К наступлению лета 1944 года западные союзники имели превосходство по личному составу в три раза, по орудиям и минометам – в два, по танкам – в шесть, а по боевым самолетам – в 13 раз. Такое превосходство могло создаться лишь по одной причине: основные силы германской армии были скованы на советско-германском фронте. Как заметил американский историк С. Патрик, Германия проиграла вторую мировую войну на полях России, а не в живых изгородях Нормандии.

Черчилль же продолжал тратить энергию на то, чтобы убедить американцев перенести центр тяжести военных усилий в Южную Италию, Южную Францию, на Балканы. Черчиллю хотелось любой ценой не допустить выхода в эти районы Красной Армии, соединения ее действий с нарастающей волной освободительного движения народов, стремившихся взять свои судьбы в собственные руки.

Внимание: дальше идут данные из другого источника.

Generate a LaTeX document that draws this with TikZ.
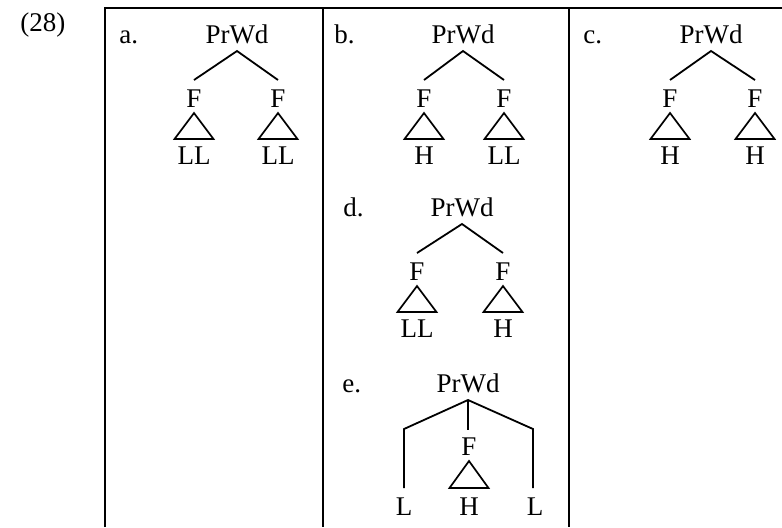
\documentclass[tikz,border=0pt]{standalone}
\usepackage{fontspec}
\setmainfont{Liberation Serif}
\tikzset{
  lbl/.style={anchor=base, inner sep=0pt, font=\fontsize{13.5}{16}\selectfont},
  tag/.style={lbl, anchor=base west},
  branch/.style={line width=0.9pt},
  tri/.style={line width=0.85pt, line join=miter},
  frame/.style={line width=1pt}
}
% #1 name, #2 apex x, #3 PrWd baseline, #4 left x, #5 right x, #6 left label, #7 right label
\newcommand\bintree[7]{%
  \node[lbl] (#1) at (#2,#3) {PrWd};
  \coordinate (#1-top) at (#2,#3+8);
  \coordinate (#1-l) at (#4,#3+37);
  \coordinate (#1-r) at (#5,#3+37);
  \draw[branch] (#1-l) -- (#1-top) -- (#1-r);
  \node[lbl] (#1-f1) at (#4,#3+64) {F};
  \node[lbl] (#1-f2) at (#5,#3+64) {F};
  \coordinate (#1-t1) at (#4,#3+70);
  \coordinate (#1-t2) at (#5,#3+70);
  \draw[tri] (#1-t1) -- ++(-19.5,26) -- ++(39,0) -- cycle;
  \draw[tri] (#1-t2) -- ++(-19.5,26) -- ++(39,0) -- cycle;
  \node[lbl] (#1-s1) at (#4,#3+121) {#6};
  \node[lbl] (#1-s2) at (#5,#3+121) {#7};
}
\begin{document}
\begin{tikzpicture}[x=0.5pt,y=-0.5pt]
\useasboundingbox (0,0) rectangle (782,527);
% frame
\draw[frame] (105,527) -- (105,8) -- (782,8);
\draw[frame] (323,8) -- (323,527);
\draw[frame] (569,8) -- (569,527);
% example number
\node[tag] (num) at (20,31) {(28)};
% labels
\node[tag] (la) at (119,43) {a.};
\node[tag] (lb) at (334,43) {b.};
\node[tag] (lc) at (583,43) {c.};
\node[tag] (ld) at (343,216) {d.};
\node[tag] (le) at (342,392) {e.};
% trees a-d
\bintree{ta}{237}{43}{194}{278}{LL}{LL}
\bintree{tb}{463}{43}{424}{504}{H}{LL}
\bintree{tc}{711}{43}{670}{755}{H}{H}
\bintree{td}{462}{216}{417}{503}{LL}{H}
% tree e
\node[lbl] (te) at (468,392) {PrWd};
\coordinate (te-top) at (468,400);
\coordinate (te-lc) at (404,429);
\coordinate (te-rc) at (533,429);
\coordinate (te-ll) at (404,488);
\coordinate (te-rl) at (533,488);
\coordinate (te-m) at (468,430);
\draw[branch] (te-ll) -- (te-lc) -- (te-top) -- (te-rc) -- (te-rl);
\draw[branch] (te-top) -- (te-m);
\node[lbl] (te-f) at (469,455) {F};
\coordinate (te-t) at (469,461);
\draw[tri] (te-t) -- ++(-19.5,27) -- ++(39,0) -- cycle;
\node[lbl] (te-s1) at (404,515) {L};
\node[lbl] (te-s2) at (469,515) {H};
\node[lbl] (te-s3) at (535,515) {L};
\end{tikzpicture}
\end{document}
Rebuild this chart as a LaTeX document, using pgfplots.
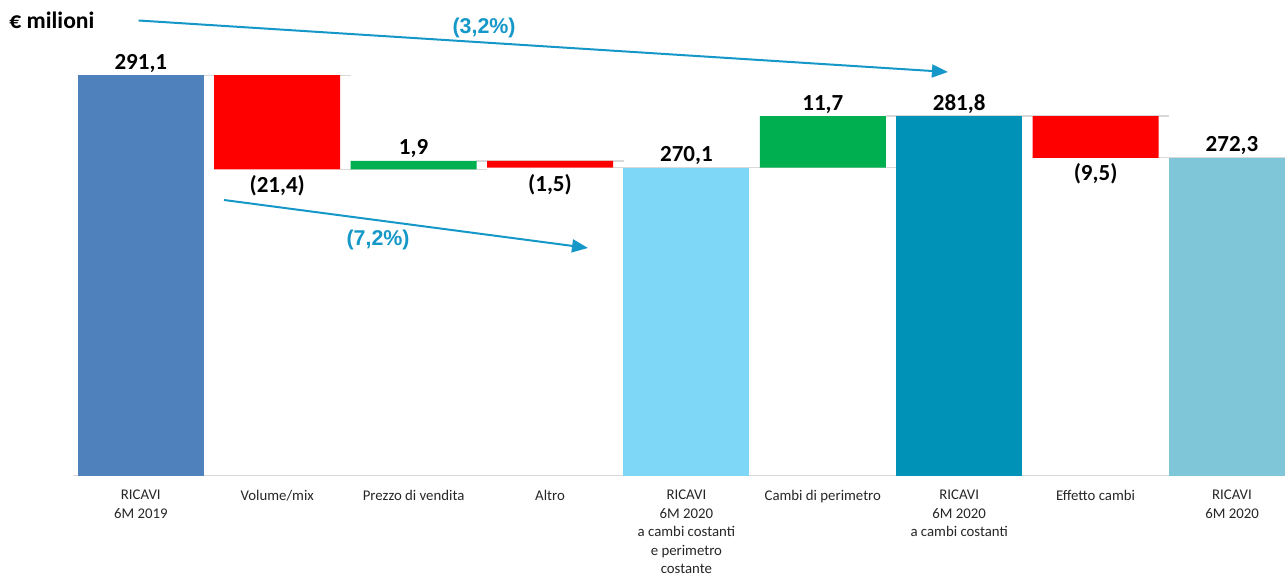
\documentclass[border=0pt]{standalone}
\usepackage{pgfplots}
\pgfplotsset{compat=1.18}
\usepackage{fontspec}
\setmainfont{Carlito}
\newfontfamily\pctfont{Liberation Sans}
\usetikzlibrary{arrows.meta}

\definecolor{cstart}{HTML}{4F81BD}
\definecolor{cneg}{HTML}{FF0000}
\definecolor{cpos}{HTML}{00B050}
\definecolor{cmid}{HTML}{7FD7F7}
\definecolor{cconst}{HTML}{0093B7}
\definecolor{cend}{HTML}{7FC6D8}
\definecolor{carrow}{HTML}{1598C8}
\definecolor{cgrid}{HTML}{D9D9D9}

\tikzset{val/.style={font=\bfseries\fontsize{11.5}{13}\selectfont, inner sep=0pt, anchor=base}}

\begin{document}
\begin{tikzpicture}
\useasboundingbox (0,-50pt) rectangle (642.5pt,238pt);
\begin{axis}[
  at={(0,0)}, anchor=south west,
  scale only axis, width=642.5pt, height=238pt,
  xmin=-1.0323, xmax=8.3886, ymin=200, ymax=308.18,
  ybar stacked, bar width=63pt,
  axis line style={draw=none},
  ytick=\empty,
  xtick={0,...,8},
  xticklabels={{RICAVI\\6M 2019}, Volume/mix, Prezzo di vendita, Altro,
    {RICAVI\\6M 2020\\a cambi costanti\\e perimetro\\costante},
    Cambi di perimetro, {RICAVI\\6M 2020\\a cambi costanti}, Effetto cambi,
    {RICAVI\\6M 2020}},
  xtick style={draw=none},
  xticklabel style={align=center, font=\fontsize{7.4}{9.2}\selectfont,
    text=black!85, inner sep=0pt, yshift=-7pt},
]
% invisible base of the floating bars
\addplot[fill=none, draw=none] coordinates
  {(0,0)(1,269.7)(2,269.7)(3,270.1)(4,0)(5,270.1)(6,0)(7,272.3)(8,0)};
% RICAVI 6M 2019
\addplot[fill=cstart, draw=none] coordinates
  {(0,291.1)(1,0)(2,0)(3,0)(4,0)(5,0)(6,0)(7,0)(8,0)};
% decreases
\addplot[fill=cneg, draw=none] coordinates
  {(0,0)(1,21.4)(2,0)(3,1.5)(4,0)(5,0)(6,0)(7,9.5)(8,0)};
% increases
\addplot[fill=cpos, draw=none] coordinates
  {(0,0)(1,0)(2,1.9)(3,0)(4,0)(5,11.7)(6,0)(7,0)(8,0)};
% subtotals
\addplot[fill=cmid, draw=none] coordinates
  {(0,0)(1,0)(2,0)(3,0)(4,270.1)(5,0)(6,0)(7,0)(8,0)};
\addplot[fill=cconst, draw=none] coordinates
  {(0,0)(1,0)(2,0)(3,0)(4,0)(5,0)(6,281.8)(7,0)(8,0)};
\addplot[fill=cend, draw=none] coordinates
  {(0,0)(1,0)(2,0)(3,0)(4,0)(5,0)(6,0)(7,0)(8,272.3)};

% connectors between bars
\addplot[stack plots=false, sharp plot, no markers, cgrid, line width=0.6pt,
  unbounded coords=jump] coordinates {
  (0.46,291.1)(1.54,291.1) (nan,nan)
  (1.46,269.7)(2.54,269.7) (nan,nan)
  (2.46,271.6)(3.54,271.6) (nan,nan)
  (3.46,270.1)(5.54,270.1) (nan,nan)
  (5.46,281.8)(7.54,281.8) (nan,nan)
  (7.46,272.3)(8.54,272.3)};
% base line
\addplot[stack plots=false, sharp plot, no markers, cgrid, line width=0.8pt]
  coordinates {(-0.497,200.15)(8.39,200.15)};

% value labels
\node[val, yshift=3pt] at (axis cs:0,291.1) {291,1};
\node[val, yshift=-11.5pt] at (axis cs:1,269.7) {(21,4)};
\node[val, yshift=3pt] at (axis cs:2,271.6) {1,9};
\node[val, yshift=-12pt] at (axis cs:3,270.1) {(1,5)};
\node[val, yshift=3pt] at (axis cs:4,270.1) {270,1};
\node[val, yshift=3pt] at (axis cs:5,281.8) {11,7};
\node[val, yshift=3pt] at (axis cs:6,281.8) {281,8};
\node[val, yshift=-11.5pt] at (axis cs:7,272.3) {(9,5)};
\node[val, yshift=3pt] at (axis cs:8,272.3) {272,3};

% unit
\node[font=\bfseries\fontsize{11.8}{13}\selectfont, inner sep=0pt, anchor=base west]
  at (rel axis cs:0.0070,0.9405) {€ milioni};

% change arrows
\draw[carrow, line width=1pt, -{Triangle[length=8pt, width=6.5pt]}]
  (rel axis cs:0.1078,0.9569) -- (rel axis cs:0.7377,0.8487);
\draw[carrow, line width=1pt, -{Triangle[length=8pt, width=6.5pt]}]
  (rel axis cs:0.1743,0.5798) -- (rel axis cs:0.4576,0.4790);
\node[font=\pctfont\bfseries\fontsize{10.7}{12}\selectfont, text=carrow]
  at (rel axis cs:0.3767,0.9412) {(3,2\%)};
\node[font=\pctfont\bfseries\fontsize{10.7}{12}\selectfont, text=carrow]
  at (rel axis cs:0.2942,0.4958) {(7,2\%)};
\end{axis}
\end{tikzpicture}
\end{document}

Да и позиция Рузвельта не так уж разнилась от намерений Черчилля. Он также выступал за совместную с Англией оккупацию большей части Европы, в частности, занятие Северо-Западной Германии, а также портов Дании и Норвегии. Более того, президент США заглядывался на Берлин. «…Мы должны дойти до Берлина, – заметил он. – Тогда пусть Советы занимают территорию к востоку от него. Но Берлин должны взять Соединенные Штаты». Хотя справедливости ради надо сказать, что подобной одержимости, как у Черчилля, комплекса антисоветизма у Рузвельта не было. Будучи более реалистичным политиком, Рузвельт видел, что Красная Армия, поддерживаемая антифашистским движением народов, обладает всеми возможностями добить фашистского зверя самостоятельно, даже без помощи второго фронта. Уже после сражения на Курской дуге президент США вынужден был констатировать: «Если дела в России пойдут и дальше так, как сейчас, то, возможно, будущей весной второй фронт и не потребуется». В момент наибольшего накала обстановки на Тегеранской конференции, когда еще раз предпринималась попытка сорвать намеченные сроки открытия второго фронта, американский президент твердо заявил: «Я возражаю против отсрочки операции „Оверлорд“, в то время как г-н Черчилль больше подчеркивает важность операции в Средиземном море».